Another thing that was changing in post-war Vienna was the range of music on offer. Gioachino Rossini first came to town in the autumn of 1817 and took audiences by storm. Schubert was immediately impressed and co-opted the Italian style into compositions of his own. The Italian opera impresario Domenico Barbaja followed suit in 1822, starting a three-year spell as Intendant, giving Viennese opera a well-needed revamp which was much appreciated by its clientele. Even when he doubled the ticket prices for Italian operas staged there, the audiences still kept coming, so he must have been doing something right. And a further Italian invasion took place when the brilliant Niccolò Paganini blew the Viennese away with a series of concerts in the city in 1828. No-one there had ever seen virtuoso violin playing quite like it; the Emperor awarded Paganini the title of chamber virtuoso, and a medal was struck in his honour. If the timing of Paganini’s appearance was unfortunate from Schubert’s point of view – it clashed with the only full-length concert of Schubert’s works that ever took place in his life – Schubert didn’t show it. No matter that Paganini made thirty times as much money as he had, and stole all the headlines, the first thing he did with his profits was to go and see what all the fuss was about. Schubert cajoled his friend Eduard von Bauernfeld into joining him: “I tell you, you have to come - you shall never see the fellow’s like again. And I have stacks of money now, so come on!” And off they went.

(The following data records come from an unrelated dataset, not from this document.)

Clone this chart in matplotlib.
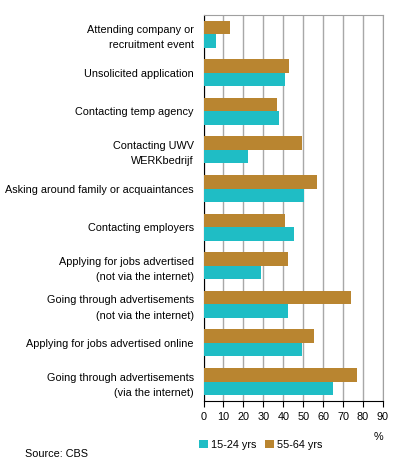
import matplotlib
matplotlib.use("Agg")
import matplotlib.pyplot as plt
import numpy as np

plt.rcParams['font.family'] = ['Liberation Sans', 'DejaVu Sans']

categories = [
    "Attending company or\nrecruitment event",
    "Unsolicited application",
    "Contacting temp agency",
    "Contacting UWV\nWERKbedrijf",
    "Asking around family or acquaintances",
    "Contacting employers",
    "Applying for jobs advertised\n(not via the internet)",
    "Going through advertisements\n(not via the internet)",
    "Applying for jobs advertised online",
    "Going through advertisements\n(via the internet)",
]
young = [6.3, 40.8, 37.8, 22.3, 50.3, 45.3, 28.8, 42.3, 49.3, 64.8]
old = [13.3, 42.7, 36.8, 49.3, 56.8, 40.8, 42.3, 73.8, 55.3, 76.8]
xticks = [0, 10, 20, 30, 40, 50, 60, 70, 80, 90]

teal = "#1fbdc5"
brown = "#b98530"
fs = 7.85

fig = plt.figure(figsize=(3.96, 4.65), dpi=100)
ax = fig.add_axes([0.514, 0.138, 0.453, 0.83])

y = np.arange(len(categories))
h = 0.35
ax.barh(y - h / 2, old, height=h, color=brown, label="55-64 yrs", zorder=3)
ax.barh(y + h / 2, young, height=h, color=teal, label="15-24 yrs", zorder=3)

ax.set_ylim(len(categories) - 0.5, -0.5)
ax.set_xlim(0, 90)
ax.set_xticks(xticks)
ax.set_xticklabels([str(t) for t in xticks], fontsize=fs)
ax.set_yticks(y)
ax.set_yticklabels(categories, fontsize=fs, linespacing=1.65)
ax.tick_params(axis='y', length=0, pad=7)
ax.tick_params(axis='x', length=4, direction='out', pad=4, color='black')

ax.grid(axis='x', color='#a8a8a8', linewidth=1, zorder=0)
for s in ['top', 'right']:
    ax.spines[s].set_color('#a0a0a0')
for s in ['left', 'bottom']:
    ax.spines[s].set_color('black')

fig.text(378 / 396, 1 - 437 / 465, "%", fontsize=fs, ha='center', va='center')
fig.text(25 / 396, 1 - 454 / 465, "Source: CBS", fontsize=fs, ha='left', va='center')

handles, labels = ax.get_legend_handles_labels()
fig.legend(handles[::-1], labels[::-1], loc='center left',
           bbox_to_anchor=(199 / 396, 1 - 445 / 465), ncol=2, frameon=False,
           fontsize=fs, handlelength=0.8, handleheight=0.8, handletextpad=0.3,
           columnspacing=0.8, borderaxespad=0, borderpad=0)

fig.savefig("out.png", dpi=100)
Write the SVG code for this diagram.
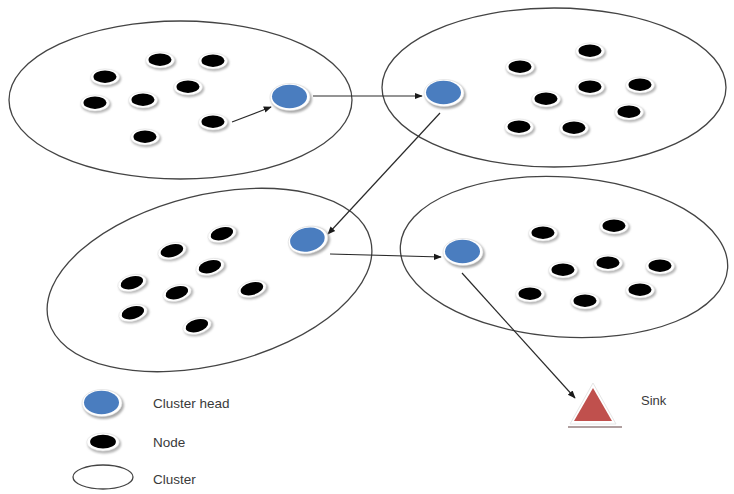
<svg xmlns="http://www.w3.org/2000/svg" xmlns:xlink="http://www.w3.org/1999/xlink" width="734" height="494" viewBox="0 0 734 494">
<style>
.cluster{fill:none;stroke:#444444;stroke-width:1.3}
.conn{fill:none;stroke:#2a2a2a;stroke-width:1.2}
.lbl{font-family:"Liberation Sans",Arial,sans-serif;font-size:13.5px;fill:#3a3a3a}
</style>
<defs>
<filter id="blur" x="-30%" y="-30%" width="160%" height="160%"><feGaussianBlur stdDeviation="0.8"/></filter>
<g id="nd">
<ellipse cx="1.2" cy="1.8" rx="15" ry="8.5" fill="#b5b5b5" filter="url(#blur)"/>
<ellipse cx="0" cy="0" rx="14.5" ry="8" fill="#ffffff" stroke="#e2e2e2" stroke-width="0.6"/>
<ellipse cx="0" cy="-0.3" rx="11.5" ry="6.2" fill="#000000"/>
</g>
<g id="ch">
<ellipse cx="1.5" cy="2" rx="20.5" ry="14" fill="#a9a9a9" filter="url(#blur)"/>
<ellipse cx="0" cy="0" rx="20" ry="13.5" fill="#ffffff" stroke="#dcdcdc" stroke-width="0.6"/>
<ellipse cx="-0.5" cy="-0.5" rx="17.5" ry="11.8" fill="#4a7dbf"/>
</g>
<marker id="ah" viewBox="0 0 10 10" refX="9" refY="5" markerWidth="8" markerHeight="8" markerUnits="userSpaceOnUse" orient="auto">
<path d="M0,1 L10,5 L0,9 z" fill="#1a1a1a"/>
</marker>
</defs>

<g id="cluster1">
<ellipse class="cluster" cx="180.5" cy="100" rx="171.5" ry="79"/>
<use href="#nd" x="160" y="60"/>
<use href="#nd" x="213" y="61"/>
<use href="#nd" x="105" y="77"/>
<use href="#nd" x="188" y="87"/>
<use href="#nd" x="95" y="103"/>
<use href="#nd" x="143" y="100"/>
<use href="#nd" x="213" y="122"/>
<use href="#nd" x="145" y="137"/>
</g>
<g id="cluster2">
<ellipse class="cluster" cx="554" cy="87.5" rx="172" ry="79.5"/>
<use href="#nd" x="520" y="67"/>
<use href="#nd" x="590" y="51"/>
<use href="#nd" x="640" y="85"/>
<use href="#nd" x="590" y="87"/>
<use href="#nd" x="546" y="99"/>
<use href="#nd" x="629" y="112"/>
<use href="#nd" x="519" y="127"/>
<use href="#nd" x="574" y="128"/>
</g>
<g id="cluster3">
<ellipse class="cluster" cx="0" cy="0" rx="166" ry="85" transform="translate(209.5 280) rotate(-14)"/>
<use href="#nd" transform="translate(222 234) rotate(-15)"/>
<use href="#nd" transform="translate(172 251) rotate(-15)"/>
<use href="#nd" transform="translate(210 267) rotate(-15)"/>
<use href="#nd" transform="translate(132 283) rotate(-15)"/>
<use href="#nd" transform="translate(177 293) rotate(-15)"/>
<use href="#nd" transform="translate(252 289) rotate(-15)"/>
<use href="#nd" transform="translate(133 313) rotate(-15)"/>
<use href="#nd" transform="translate(197 326) rotate(-15)"/>
</g>
<g id="cluster4">
<ellipse class="cluster" cx="0" cy="0" rx="164" ry="80" transform="translate(564 257) rotate(4)"/>
<use href="#nd" x="543" y="233"/>
<use href="#nd" x="614" y="226"/>
<use href="#nd" x="563" y="270"/>
<use href="#nd" x="608" y="263"/>
<use href="#nd" x="660" y="266"/>
<use href="#nd" x="530" y="294"/>
<use href="#nd" x="585" y="301"/>
<use href="#nd" x="640" y="290"/>
</g>

<g id="connectors">
<line class="conn" x1="232" y1="122" x2="271" y2="107" marker-end="url(#ah)"/>
<line class="conn" x1="313" y1="96" x2="422" y2="96" marker-end="url(#ah)"/>
<line class="conn" x1="440" y1="113" x2="328" y2="234" marker-end="url(#ah)"/>
<line class="conn" x1="330" y1="254" x2="441" y2="257" marker-end="url(#ah)"/>
<line class="conn" x1="462" y1="273" x2="575" y2="398" marker-end="url(#ah)"/>
</g>

<g id="ch1"><use href="#ch" x="290" y="97"/></g>
<g id="ch2"><use href="#ch" x="444" y="93"/></g>
<g id="ch3"><use href="#ch" transform="translate(308 240) rotate(-12)"/></g>
<g id="ch4"><use href="#ch" x="463" y="252"/></g>

<g id="sink">
<line x1="568" y1="427" x2="622" y2="427" stroke="#b0a0a0" stroke-width="2"/>
<polygon points="593,383 570,424 616,424" fill="#ffffff" stroke="#e6e6e6" stroke-width="1"/>
<polygon points="593,388 574,421 612,421" fill="#c0504d"/>
<text class="lbl" x="641" y="405" style="font-size:13px">Sink</text>
</g>

<g id="legend">
<g id="legend-ch"><use href="#ch" x="102" y="403"/><text class="lbl" x="153" y="408">Cluster head</text></g>
<g id="legend-node"><use href="#nd" transform="translate(103 442) scale(1.12)"/><text class="lbl" x="153" y="447">Node</text></g>
<g id="legend-cluster"><ellipse class="cluster" cx="103" cy="477" rx="30" ry="12"/><text class="lbl" x="153" y="484">Cluster</text></g>
</g>
</svg>
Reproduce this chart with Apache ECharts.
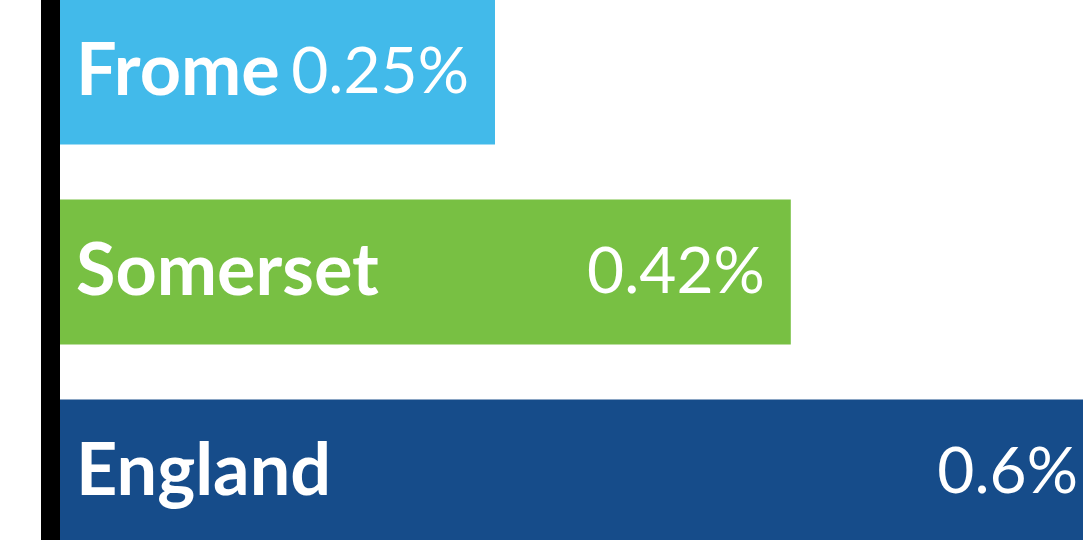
<!DOCTYPE html>
<html>
<head>
<meta charset="utf-8">
<script src="https://cdn.jsdelivr.net/npm/echarts@6/dist/echarts.min.js"></script>
<style>
	html,body{margin:0;padding:0;background:#fff;}
	#chart{width:1083px;height:540px;}
</style>
</head>
<body>
<div id="chart"></div>
<script>
var places = ['Frome', 'Somerset', 'England'];
var rates = [0.25, 0.42, 0.6];
var colours = ['#42baea', '#78c043', '#164c8a'];

var chart = echarts.init(document.getElementById('chart'));

var bars = rates.map(function(v, i){
	return { value: v, itemStyle: { color: colours[i] } };
});

var option = {
	animation: false,
	grid: { left: 60, width: 1044, top: -28, height: 600, outerBoundsMode: 'none', containLabel: false },
	xAxis: {
		type: 'value',
		min: 0,
		max: 0.6,
		show: false
	},
	yAxis: {
		type: 'category',
		data: places,
		inverse: true,
		offset: 9.5,
		axisLine: { show: true, onZero: false, lineStyle: { color: '#000', width: 19 } },
		axisTick: { show: false },
		axisLabel: { show: false }
	},
	series: [
		{
			// bar + place name on the left
			type: 'bar',
			data: bars,
			barWidth: 145,
			clip: false,
			label: {
				show: true,
				position: 'insideLeft',
				distance: 16,
				formatter: '{b}',
				color: '#fff',
				fontFamily: 'Lato',
				fontWeight: 'bold',
				fontSize: 72
			}
		},
		{
			// value labels on the right
			type: 'bar',
			data: rates,
			barWidth: 145,
			barGap: '-100%',
			clip: false,
			itemStyle: { color: 'rgba(0,0,0,0)' },
			label: {
				show: true,
				position: 'insideRight',
				distance: 26,
				formatter: function(p){ return p.value + '%'; },
				color: '#fff',
				fontFamily: 'Lato',
				fontWeight: 'normal',
				fontSize: 64
			}
		}
	]
};
chart.setOption(option);
</script>
</body>
</html>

In any case, that all-Schubert public concert on the 26th of March 1828 had been pretty successful and well-received, before an audience packed with Schubert’s friends. The programme didn’t include the recently-composed Great C Major Symphony no. 9 – a further ten years later went by before that work was premiered by Felix Mendelssohn at the Leipzig Gewandhaus. Instead, it featured smaller-scale works very much of the domestic kind: solo and part songs, a piano trio, and the first movement of the G major quartet on this present disc. It was the first time anything from this work had been performed, even though Schubert had composed it two years previously.
The performers were the Schuppanzigh Quartet, although its eponymous first violinist Ignaz Schuppanzigh was not present that day. Indisposed, or absent by choice? On an earlier playthough of another of Schubert’s quartets, the D minor Death and the Maiden, Schuppanzigh had been less than impressed. "Brother, this is nothing at all, let well alone: stick to writing songs," he is supposed to have said. The context of that remark is hard to gauge. Although he was getting on in years, and famously more than a little overweight, Schuppanzigh was a fine violinist who did know a thing or two about chamber music. This was after all the man whose quartet had been resident at Count Razumovsky’s palace, and who had worked closely with Beethoven. Did he have serious issues with the quality of Schubert’s work, or was he just having, so to speak, a crotchety moment? Either way, it would have been a mistake to write off young Franz as just a composer of songs and music for the salon. As this astonishing and profound G major quartet D.887 shows, there was much, much more to Schubert than that.